▸ DIRECTION: Pictures are not part of the copy. Retype the lines from the first one through the line that contains "const colorMax = 1.133;".

▸ GIVEN INFORMATION:
— BEGIN —

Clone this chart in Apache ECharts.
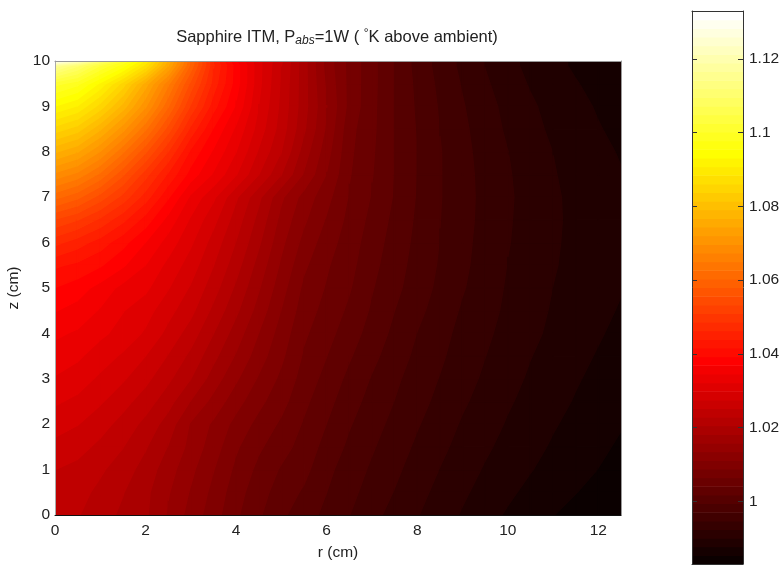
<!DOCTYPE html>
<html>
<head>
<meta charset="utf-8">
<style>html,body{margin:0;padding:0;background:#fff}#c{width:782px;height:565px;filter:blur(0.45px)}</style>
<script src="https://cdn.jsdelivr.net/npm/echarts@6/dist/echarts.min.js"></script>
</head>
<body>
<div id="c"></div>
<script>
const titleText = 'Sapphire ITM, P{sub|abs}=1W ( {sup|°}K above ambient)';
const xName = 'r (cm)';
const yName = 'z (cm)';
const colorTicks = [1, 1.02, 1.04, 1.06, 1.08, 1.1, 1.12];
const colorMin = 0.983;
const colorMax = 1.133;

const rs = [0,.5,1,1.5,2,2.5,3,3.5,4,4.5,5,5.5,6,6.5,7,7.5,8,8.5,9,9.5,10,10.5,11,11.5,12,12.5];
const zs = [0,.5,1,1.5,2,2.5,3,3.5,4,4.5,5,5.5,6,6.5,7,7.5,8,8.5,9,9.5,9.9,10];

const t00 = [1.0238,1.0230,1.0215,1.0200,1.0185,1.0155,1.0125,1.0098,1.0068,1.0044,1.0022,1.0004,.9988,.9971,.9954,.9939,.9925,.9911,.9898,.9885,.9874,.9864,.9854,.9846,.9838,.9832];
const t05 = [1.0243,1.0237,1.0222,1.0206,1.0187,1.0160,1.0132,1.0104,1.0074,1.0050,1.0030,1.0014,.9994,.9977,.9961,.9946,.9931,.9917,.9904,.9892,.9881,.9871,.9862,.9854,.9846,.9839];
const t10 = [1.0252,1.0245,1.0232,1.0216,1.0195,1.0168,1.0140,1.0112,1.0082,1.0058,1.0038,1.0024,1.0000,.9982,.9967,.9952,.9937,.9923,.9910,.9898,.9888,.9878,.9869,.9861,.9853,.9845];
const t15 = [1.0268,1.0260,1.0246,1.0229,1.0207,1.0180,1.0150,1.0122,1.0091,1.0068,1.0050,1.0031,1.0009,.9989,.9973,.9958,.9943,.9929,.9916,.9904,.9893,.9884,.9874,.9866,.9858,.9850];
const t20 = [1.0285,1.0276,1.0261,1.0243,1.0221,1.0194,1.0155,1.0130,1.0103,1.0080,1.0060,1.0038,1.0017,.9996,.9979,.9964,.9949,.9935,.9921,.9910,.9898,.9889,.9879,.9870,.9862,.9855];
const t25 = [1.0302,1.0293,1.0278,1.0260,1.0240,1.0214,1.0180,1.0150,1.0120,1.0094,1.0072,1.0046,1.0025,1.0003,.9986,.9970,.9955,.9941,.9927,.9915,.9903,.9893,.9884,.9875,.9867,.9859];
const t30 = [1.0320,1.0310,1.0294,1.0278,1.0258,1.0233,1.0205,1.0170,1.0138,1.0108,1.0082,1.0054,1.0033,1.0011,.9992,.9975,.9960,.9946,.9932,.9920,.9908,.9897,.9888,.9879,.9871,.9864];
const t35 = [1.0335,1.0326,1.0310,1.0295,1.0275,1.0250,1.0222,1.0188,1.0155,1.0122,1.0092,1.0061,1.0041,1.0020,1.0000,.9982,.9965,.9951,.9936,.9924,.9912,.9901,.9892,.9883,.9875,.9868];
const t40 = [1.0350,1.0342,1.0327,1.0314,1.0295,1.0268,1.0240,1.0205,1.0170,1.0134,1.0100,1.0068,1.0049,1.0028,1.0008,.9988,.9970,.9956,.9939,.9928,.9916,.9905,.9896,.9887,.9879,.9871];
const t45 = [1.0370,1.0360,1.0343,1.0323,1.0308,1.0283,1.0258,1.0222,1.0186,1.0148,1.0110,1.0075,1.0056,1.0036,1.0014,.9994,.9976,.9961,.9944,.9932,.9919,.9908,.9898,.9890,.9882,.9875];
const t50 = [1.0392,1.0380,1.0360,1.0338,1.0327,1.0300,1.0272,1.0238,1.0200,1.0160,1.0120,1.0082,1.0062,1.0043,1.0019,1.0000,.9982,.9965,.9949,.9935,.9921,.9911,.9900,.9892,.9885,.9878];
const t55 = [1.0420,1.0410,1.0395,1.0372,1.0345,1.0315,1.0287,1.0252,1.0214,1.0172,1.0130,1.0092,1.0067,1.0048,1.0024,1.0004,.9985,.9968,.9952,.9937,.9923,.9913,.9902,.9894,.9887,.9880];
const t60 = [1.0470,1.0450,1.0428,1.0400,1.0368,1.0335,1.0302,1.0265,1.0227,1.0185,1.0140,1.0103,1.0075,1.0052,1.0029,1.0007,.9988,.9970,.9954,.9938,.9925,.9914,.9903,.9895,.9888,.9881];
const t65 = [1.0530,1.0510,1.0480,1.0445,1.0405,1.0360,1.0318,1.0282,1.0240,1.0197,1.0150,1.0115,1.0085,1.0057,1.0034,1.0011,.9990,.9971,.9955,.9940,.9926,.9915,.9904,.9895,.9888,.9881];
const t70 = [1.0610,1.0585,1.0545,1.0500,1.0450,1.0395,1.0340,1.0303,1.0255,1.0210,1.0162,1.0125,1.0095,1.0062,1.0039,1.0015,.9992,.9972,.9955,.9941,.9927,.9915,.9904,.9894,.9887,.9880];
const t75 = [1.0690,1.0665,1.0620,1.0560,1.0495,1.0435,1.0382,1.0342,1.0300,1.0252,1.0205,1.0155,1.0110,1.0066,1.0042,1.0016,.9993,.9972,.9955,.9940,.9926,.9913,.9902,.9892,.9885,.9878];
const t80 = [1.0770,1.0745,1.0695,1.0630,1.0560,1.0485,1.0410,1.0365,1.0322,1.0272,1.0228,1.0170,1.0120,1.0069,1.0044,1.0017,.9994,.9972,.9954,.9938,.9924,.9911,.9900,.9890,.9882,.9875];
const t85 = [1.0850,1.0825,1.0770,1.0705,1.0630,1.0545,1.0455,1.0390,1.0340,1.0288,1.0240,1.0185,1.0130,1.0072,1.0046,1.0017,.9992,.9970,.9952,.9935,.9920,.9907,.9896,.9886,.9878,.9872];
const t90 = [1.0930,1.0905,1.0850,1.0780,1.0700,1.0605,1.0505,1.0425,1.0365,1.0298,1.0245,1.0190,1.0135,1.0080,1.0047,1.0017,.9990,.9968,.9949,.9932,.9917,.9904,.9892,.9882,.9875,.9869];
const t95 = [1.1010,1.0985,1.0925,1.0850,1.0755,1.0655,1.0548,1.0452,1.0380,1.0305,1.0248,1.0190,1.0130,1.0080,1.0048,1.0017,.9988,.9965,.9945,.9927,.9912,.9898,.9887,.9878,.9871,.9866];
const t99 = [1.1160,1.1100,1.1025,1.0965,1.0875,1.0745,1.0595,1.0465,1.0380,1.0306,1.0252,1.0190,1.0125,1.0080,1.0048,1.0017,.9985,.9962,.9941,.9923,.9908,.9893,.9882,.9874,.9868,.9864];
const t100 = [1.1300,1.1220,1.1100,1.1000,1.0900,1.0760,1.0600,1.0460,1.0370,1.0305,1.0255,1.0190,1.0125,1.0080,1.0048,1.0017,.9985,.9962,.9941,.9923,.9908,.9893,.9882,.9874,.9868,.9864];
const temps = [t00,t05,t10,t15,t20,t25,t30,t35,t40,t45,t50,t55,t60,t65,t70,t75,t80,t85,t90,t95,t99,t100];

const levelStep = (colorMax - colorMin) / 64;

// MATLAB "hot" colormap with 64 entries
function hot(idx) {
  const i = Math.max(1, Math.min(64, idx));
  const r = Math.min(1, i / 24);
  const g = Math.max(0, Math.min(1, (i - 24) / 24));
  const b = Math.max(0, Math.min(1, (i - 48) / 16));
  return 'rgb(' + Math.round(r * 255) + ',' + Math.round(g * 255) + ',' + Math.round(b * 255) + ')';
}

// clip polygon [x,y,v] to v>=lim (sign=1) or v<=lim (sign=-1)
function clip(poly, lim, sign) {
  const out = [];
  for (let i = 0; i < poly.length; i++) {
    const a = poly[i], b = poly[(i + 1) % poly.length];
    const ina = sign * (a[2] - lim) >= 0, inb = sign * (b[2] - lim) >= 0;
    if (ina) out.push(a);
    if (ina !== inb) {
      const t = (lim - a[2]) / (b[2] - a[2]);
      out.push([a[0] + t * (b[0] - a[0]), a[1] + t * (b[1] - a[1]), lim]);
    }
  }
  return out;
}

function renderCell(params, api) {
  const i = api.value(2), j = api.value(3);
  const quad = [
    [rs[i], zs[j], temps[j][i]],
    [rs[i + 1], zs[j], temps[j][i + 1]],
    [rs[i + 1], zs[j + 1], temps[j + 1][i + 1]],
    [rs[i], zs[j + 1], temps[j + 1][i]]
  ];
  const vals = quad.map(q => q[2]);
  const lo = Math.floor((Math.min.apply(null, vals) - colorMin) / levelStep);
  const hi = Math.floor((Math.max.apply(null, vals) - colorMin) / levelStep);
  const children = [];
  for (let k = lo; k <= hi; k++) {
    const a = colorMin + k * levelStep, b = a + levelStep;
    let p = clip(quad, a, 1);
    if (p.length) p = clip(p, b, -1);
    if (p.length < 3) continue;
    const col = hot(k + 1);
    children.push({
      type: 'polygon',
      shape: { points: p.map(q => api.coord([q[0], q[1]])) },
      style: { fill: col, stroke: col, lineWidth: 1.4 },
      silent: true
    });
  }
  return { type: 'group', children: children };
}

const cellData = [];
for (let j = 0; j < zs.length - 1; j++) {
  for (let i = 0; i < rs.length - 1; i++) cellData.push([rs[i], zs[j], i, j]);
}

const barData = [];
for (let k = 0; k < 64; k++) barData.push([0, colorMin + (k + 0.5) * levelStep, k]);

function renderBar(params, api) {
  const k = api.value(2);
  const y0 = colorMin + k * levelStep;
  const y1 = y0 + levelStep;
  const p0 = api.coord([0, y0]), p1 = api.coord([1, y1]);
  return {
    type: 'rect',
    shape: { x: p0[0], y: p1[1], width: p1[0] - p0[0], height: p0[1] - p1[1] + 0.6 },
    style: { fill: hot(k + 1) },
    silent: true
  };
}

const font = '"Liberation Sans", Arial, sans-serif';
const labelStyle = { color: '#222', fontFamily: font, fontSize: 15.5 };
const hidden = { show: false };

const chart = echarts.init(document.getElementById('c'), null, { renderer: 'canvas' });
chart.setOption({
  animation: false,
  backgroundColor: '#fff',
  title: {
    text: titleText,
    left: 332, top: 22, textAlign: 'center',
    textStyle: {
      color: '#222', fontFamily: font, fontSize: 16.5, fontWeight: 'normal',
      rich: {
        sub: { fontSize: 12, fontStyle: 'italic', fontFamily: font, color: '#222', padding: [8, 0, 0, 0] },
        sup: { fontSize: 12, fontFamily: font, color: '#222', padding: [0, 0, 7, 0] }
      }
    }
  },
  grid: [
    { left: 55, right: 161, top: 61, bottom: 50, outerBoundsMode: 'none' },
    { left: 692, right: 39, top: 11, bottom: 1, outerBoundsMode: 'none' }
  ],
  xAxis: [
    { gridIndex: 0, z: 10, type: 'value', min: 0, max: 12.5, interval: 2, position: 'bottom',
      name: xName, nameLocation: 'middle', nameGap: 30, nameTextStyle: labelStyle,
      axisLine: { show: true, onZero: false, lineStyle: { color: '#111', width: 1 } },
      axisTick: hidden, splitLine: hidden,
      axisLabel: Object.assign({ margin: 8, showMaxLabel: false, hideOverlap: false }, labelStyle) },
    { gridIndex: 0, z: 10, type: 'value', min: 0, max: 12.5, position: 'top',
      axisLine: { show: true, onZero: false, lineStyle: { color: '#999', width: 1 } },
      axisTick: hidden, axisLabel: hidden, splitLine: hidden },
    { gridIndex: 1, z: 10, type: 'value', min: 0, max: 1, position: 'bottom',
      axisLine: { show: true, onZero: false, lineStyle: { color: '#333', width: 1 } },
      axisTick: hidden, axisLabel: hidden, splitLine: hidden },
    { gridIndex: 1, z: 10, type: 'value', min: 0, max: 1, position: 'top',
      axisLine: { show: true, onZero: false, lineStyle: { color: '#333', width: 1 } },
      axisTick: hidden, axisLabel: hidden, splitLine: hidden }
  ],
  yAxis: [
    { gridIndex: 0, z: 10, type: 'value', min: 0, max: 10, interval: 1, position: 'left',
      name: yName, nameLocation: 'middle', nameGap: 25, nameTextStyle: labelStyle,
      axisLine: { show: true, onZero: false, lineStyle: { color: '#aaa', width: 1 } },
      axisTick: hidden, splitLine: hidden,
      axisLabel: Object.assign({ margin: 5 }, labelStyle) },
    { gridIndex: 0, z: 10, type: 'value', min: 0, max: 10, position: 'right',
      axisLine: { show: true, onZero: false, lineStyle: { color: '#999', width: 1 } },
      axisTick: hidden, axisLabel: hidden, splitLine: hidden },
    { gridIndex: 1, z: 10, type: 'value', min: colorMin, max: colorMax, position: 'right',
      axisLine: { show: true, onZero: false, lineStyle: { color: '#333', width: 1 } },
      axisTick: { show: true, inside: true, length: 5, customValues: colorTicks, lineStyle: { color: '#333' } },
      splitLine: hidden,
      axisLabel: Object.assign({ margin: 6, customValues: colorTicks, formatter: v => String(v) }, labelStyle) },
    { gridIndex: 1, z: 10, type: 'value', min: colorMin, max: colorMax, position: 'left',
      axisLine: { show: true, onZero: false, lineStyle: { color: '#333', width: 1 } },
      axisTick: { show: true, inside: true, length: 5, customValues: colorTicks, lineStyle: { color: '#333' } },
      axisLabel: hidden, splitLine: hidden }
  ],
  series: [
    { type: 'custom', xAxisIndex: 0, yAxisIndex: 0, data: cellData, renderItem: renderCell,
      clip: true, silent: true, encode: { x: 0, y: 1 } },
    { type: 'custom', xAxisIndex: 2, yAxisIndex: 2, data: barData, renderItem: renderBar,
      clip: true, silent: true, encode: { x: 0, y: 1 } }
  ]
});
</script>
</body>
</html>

— END —

▸ FULL RESPONSE:
Clone this chart in Apache ECharts.
<!DOCTYPE html>
<html>
<head>
<meta charset="utf-8">
<style>html,body{margin:0;padding:0;background:#fff}#c{width:782px;height:565px;filter:blur(0.45px)}</style>
<script src="https://cdn.jsdelivr.net/npm/echarts@6/dist/echarts.min.js"></script>
</head>
<body>
<div id="c"></div>
<script>
const titleText = 'Sapphire ITM, P{sub|abs}=1W ( {sup|°}K above ambient)';
const xName = 'r (cm)';
const yName = 'z (cm)';
const colorTicks = [1, 1.02, 1.04, 1.06, 1.08, 1.1, 1.12];
const colorMin = 0.983;
const colorMax = 1.133;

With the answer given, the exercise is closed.